Kommt hier die Naturtonleiter auch zur Anwendung, ist sie in Georg Friedrich Haas‘ „Open Spaces für zwölf Streichinstrumente und zwei Schlagzeuge“ Kompositionsgrundlage, worauf die Stimmung der Instrumente ausgerichtet ist. Das Schlagwerk verstärkt die Klangräume der Streicher und konturiert sie. An- und Abschwellen und das Spiel mit Panoramawirkung tragen über weite Strecken die Klang-Landschaft aus diversen Artikulationsideen, bis gestrichenes Schlagwerk den Schlussakkord einleitet.

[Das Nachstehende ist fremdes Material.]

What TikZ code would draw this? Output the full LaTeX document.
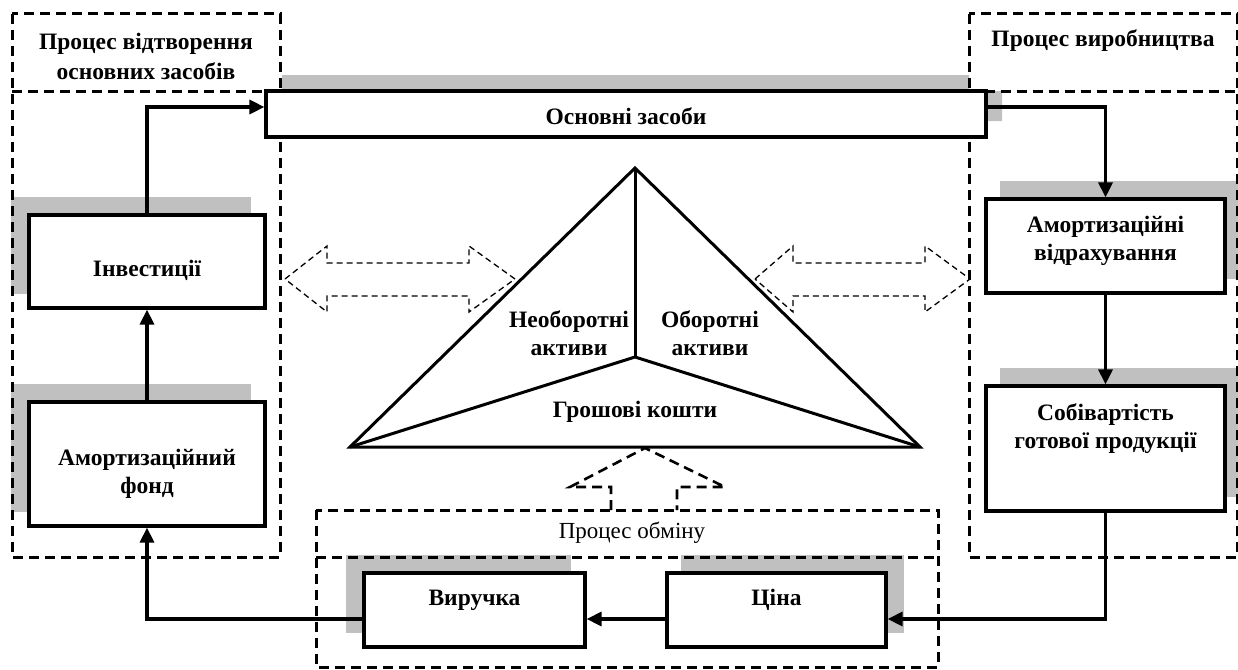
\documentclass[tikz,border=0pt]{standalone}
\usepackage{fontspec}
\setmainfont{Liberation Serif}
\usetikzlibrary{arrows.meta}
\pgfdeclarelayer{shadowlayer}
\pgfdeclarelayer{regionlayer}
\pgfsetlayers{shadowlayer,regionlayer,main}
\definecolor{shadowgray}{HTML}{C0C0C0}
\begin{document}
\begin{tikzpicture}[x=1pt,y=-1pt,
  box/.style={draw, line width=3.2pt, fill=white, inner sep=0pt},
  lbl/.style={font=\fontsize{23.5}{28}\selectfont\bfseries, align=center, inner sep=0pt},
  plain/.style={font=\fontsize{23}{28}\selectfont, align=center, inner sep=0pt},
  region/.style={draw, line width=3pt, dash pattern=on 10pt off 6pt},
  thinarrow/.style={draw, line width=1.3pt, dash pattern=on 6pt off 4pt, line join=miter},
  conn/.style={line width=3.2pt, -{Triangle[length=15pt,width=14pt]}},
  tri/.style={line width=3pt, line join=miter},
  shade/.style={fill=shadowgray}
]
\useasboundingbox (0,0) rectangle (1238,669);

% boxes
\node[box, minimum width=720pt, minimum height=46pt, label={[lbl,yshift=-2pt]center:Основні засоби}] (osn) at (626,114) {};
\node[box, minimum width=236pt, minimum height=93pt, label={[lbl,yshift=-9pt]center:Інвестиції}] (inv) at (147,261.5) {};
\node[box, minimum width=236pt, minimum height=124pt, label={[lbl,yshift=-10pt]center:Амортизаційний\\фонд}] (af) at (147,464) {};
\node[box, minimum width=239pt, minimum height=94pt, label={[lbl,yshift=5pt]center:Амортизаційні\\відрахування}] (avid) at (1105.5,246) {};
\node[box, minimum width=239pt, minimum height=125pt, label={[lbl,yshift=20pt]center:Собівартість\\готової продукції}] (sob) at (1105.5,448.5) {};
\node[box, minimum width=221pt, minimum height=74pt, label={[lbl,yshift=10pt]center:Виручка}] (vyr) at (474.5,610) {};
\node[box, minimum width=219pt, minimum height=74pt, label={[lbl,yshift=10pt]center:Ціна}] (tsina) at (776.5,610) {};

% shadows
\begin{pgfonlayer}{shadowlayer}
\fill[shade] ([shift={(-16,-16)}]inv.south west) rectangle ([shift={(-16,-16)}]inv.north east);
\fill[shade] ([shift={(-16,-16)}]af.south west) rectangle ([shift={(-16,-16)}]af.north east);
\fill[shade] ([shift={(-16,-16)}]vyr.south west) rectangle ([shift={(-16,-16)}]vyr.north east);
\fill[shade] ([shift={(16,-16)}]avid.south west) rectangle ([shift={(16,-16)}]avid.north east);
\fill[shade] ([shift={(16,-16)}]sob.south west) rectangle ([shift={(16,-16)}]sob.north east);
\fill[shade] ([shift={(16,-16)}]tsina.south west) rectangle ([shift={(16,-16)}]tsina.north east);
\fill[shade] (282,75) -- (969,75) -- (969,91) -- (1002,91) -- (1002,121) -- (282,121) -- cycle;
\end{pgfonlayer}

% dashed regions
\begin{pgfonlayer}{regionlayer}
\draw[region] (12,14) rectangle (280,557);
\draw[region] (12,91) -- (280,91);
\draw[region] (969,14) rectangle (1237,557);
\draw[region] (969,91) -- (1237,91);
\draw[region] (316,510) rectangle (938,667);
\draw[region] (316,557) -- (938,557);
\end{pgfonlayer}

% region titles
\node[lbl, font=\fontsize{23.5}{30}\selectfont\bfseries] (hl) at (146,56) {Процес відтворення\\основних засобів};
\node[lbl] (hr) at (1103,41) {Процес виробництва};
\node[plain] (ho) at (632,533) {Процес обміну};

% triangle
\coordinate (apex) at (635,168);
\coordinate (ctr) at (635,357);
\coordinate (bl) at (350,447);
\coordinate (br) at (920,447);
\draw[tri] (apex) -- (bl) -- (br) -- cycle;
\draw[tri] (apex) -- (ctr);
\draw[tri] (bl) -- (ctr) -- (br);
\node[lbl] (neob) at (569,333) {Необоротні\\активи};
\node[lbl] (ob) at (710,333) {Оборотні\\активи};
\node[lbl] (gk) at (635,412) {Грошові кошти};

% dashed hollow arrows
\draw[thinarrow] (285,279) -- (327,246) -- (327,263) -- (469,263) -- (469,246) -- (515,279) -- (469,312) -- (469,296) -- (327,296) -- (327,312) -- cycle;
\draw[thinarrow] (755,279) -- (793,246) -- (793,263) -- (925,263) -- (925,246) -- (970,279) -- (925,312) -- (925,296) -- (793,296) -- (793,312) -- cycle;
\draw[region, line width=2.6pt] (611,510) -- (611,487) -- (570,487) -- (645,448) -- (725,487) -- (677,487) -- (677,510);

% connectors
\draw[conn] (inv.north) |- ([yshift=7pt]osn.west);
\draw[conn] (af.north) -- (inv.south);
\draw[conn] ([yshift=7pt]osn.east) -| (avid.north);
\draw[conn] (avid.south) -- (sob.north);
\draw[conn] (sob.south) |- ([yshift=-9pt]tsina.east);
\draw[conn] ([yshift=-9pt]tsina.west) -- ([yshift=-9pt]vyr.east);
\draw[conn] ([yshift=-9pt]vyr.west) -| (af.south);
\end{tikzpicture}
\end{document}
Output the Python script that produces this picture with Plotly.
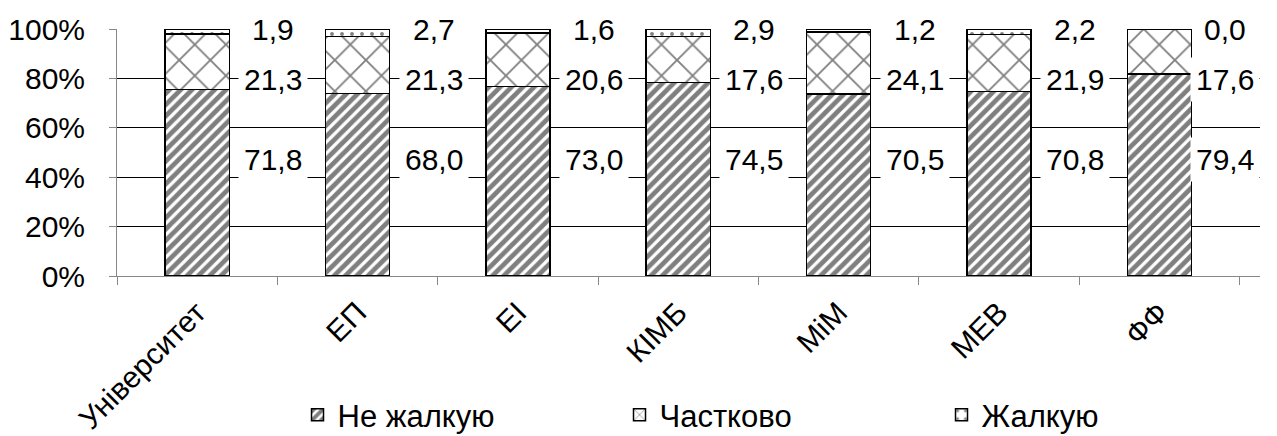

Das oenm unter dem umsichtigen Dirigat Peter Rundels erweist sich als kongenialer Klang-Partner zu den Schlagwerkern, die gemeinsam ein beglückend rundes, abwechslungsreiches und dennoch beziehungsvolles Programm anboten. Zu ergänzen wäre noch „Six Japanese Gardens für Schlagzeug und elektronische Instrumente“ von Kaija Saariaho, das Martin Grubinger ein Höchstmaß an Konzentration abverlangt, um das oft sehr feinnervige Verhältnis von Spieler und elektronischem Partner zu verschränken. Wie diese Musik ein gemeinsames Schwingen ermöglicht, zeigt ein Huster, der sich nahtlos in das fade out des Schlusses einfügt.